Vous parliez d'activité nomade concernant les bateaux. Pour autant, les flottes trouvent chacune leur équilibre dans tel ou tel endroit, et il n'est pas si aisé d'en changer. Il n'en demeure pas moins que, dans l'hypothèse où les navires français et européens devraient complètement sortir des eaux britanniques, ceux qui travaillent aujourd'hui dans la ZEE britannique disposent presque tous de droits de pêche dans une bonne part des eaux communautaires. La conséquence directe serait bien sûr la sortie des eaux britanniques. La deuxième serait que ces bateaux chercheront une activité ailleurs. Et ils ont tous des droits à le faire. Les zones qui atteignent aujourd'hui l'équilibre, je pense à Ouest-Irlande et Sud-Irlande, ou encore à Ouest-Bretagne où les pêches ont tendance à se régulariser, se verront complètement déstabilisées. En effet, tout ce flux dont vous avez vu l'intensité en mer Celtique et en Ouest-Écosse se retrouvera dans les zones disponibles. De même que les pêcheurs de Boulogne-sur-Mer qui pêchent pour une bonne part dans la partie nord de la Manche ont le droit de travailler dans la partie sud. C'est un droit qu'ils utiliseront nécessairement, déstabilisant d'autant les pêcheries qui y sont déjà. L'hypothèse la pire, dans laquelle nous nous ferions complètement exclure des eaux britanniques, produirait ce premier effet. Un deuxième effet prendra la forme d'une migration des pêcheries qui travaillent dans les eaux britanniques aujourd'hui et une déstabilisation de l'ensemble des autres pêcheries.
Je souhaite également attirer votre attention quant au fait que l'activité des bateaux est largement remontée vers le nord au cours des dernières années. Pour l'armement qui nous concerne, nous l'avons remontée de pratiquement deux degrés. Alors que nous travaillions au droit de l'Écosse, donc à l'est, nous sommes plutôt rendus à travailler au nord. La raison est que nous suivons le poisson. Faut-il y voir l'effet du réchauffement climatique ? Je ne me prononcerai pas sur ce point. En tout cas, je constate que les bateaux retrouvent du poisson plutôt vers le nord.

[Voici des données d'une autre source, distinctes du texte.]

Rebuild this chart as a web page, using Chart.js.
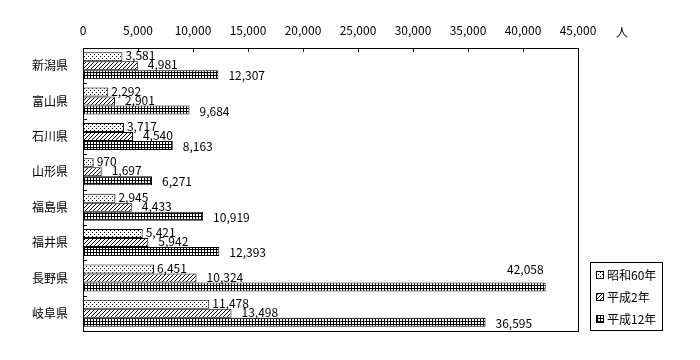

Cela a des conséquences importantes en termes de quotes-parts. M. Gueudar-Delahaye évoquait tout à l'heure la tentation d'ores et déjà affirmée des Britanniques de récupérer pour leur compte les quotes-parts de quotas qui sont dans leurs eaux. Je pense qu'ils iront plus loin et qu'ils feront le constat que la division des quotas en zones ne correspond plus à la réalité de la présence du poisson. Pour citer cet exemple, alors qu'environ 40 % du quota de merlu se trouvent dans le golfe Gasconne, ce poisson représente moins de 10 % des captures. Et pour cause : le merlu se pêche massivement dans les eaux britanniques, précisément dans les eaux écossaises. C'est au nord des Shetland, là où l'on n'en voyait pas un seul il y a encore vingt ans, que l'on fait les plus grosses captures aujourd'hui. C'est la raison pour laquelle, au-delà de ce qu'évoquait le directeur des pêches, je pense que les Britanniques réclameront plus que les quotes-parts attribuées dans ces eaux. C'est une réalité de présence de poissons probablement liée au réchauffement des eaux. Ce n'est pas une vue de l'esprit, puisqu'il s'est passé sensiblement la même chose avec le maquereau voilà quelques années. Les Irlandais et les Féroïens se sont octroyé un quota important de ce poisson au motif qu'il passait à présent dans leurs eaux. Je ne doute pas que les Britanniques seront tentés de faire de même.
En valeur, une part relativement importante des pêches sort des eaux britanniques. Elle est plus importante en valeur qu'en fréquentation, car ce sont de gros bateaux qui y travaillent et qui apportent le volume. Ce sont aussi ces bateaux qui apportent pour l'essentiel le poisson à travailler. Si le poisson côtier est principalement destiné à être vendu entier, sur des circuits relativement courts et à peu de valeur ajoutée, celui qui fait travailler les ateliers de marée dans les différents ports vient essentiellement des bateaux hauturiers. En dehors de la valeur intrinsèque du poisson, c'est le travail sur les ports qui permet la valorisation.
Enfin, vous avez évoqué la relative faiblesse de la part française, qui ne sera touchée qu'à hauteur de 19 % sur la valeur des captures. L'incidence sera bien plus importante sur la chaîne de valeur du poisson.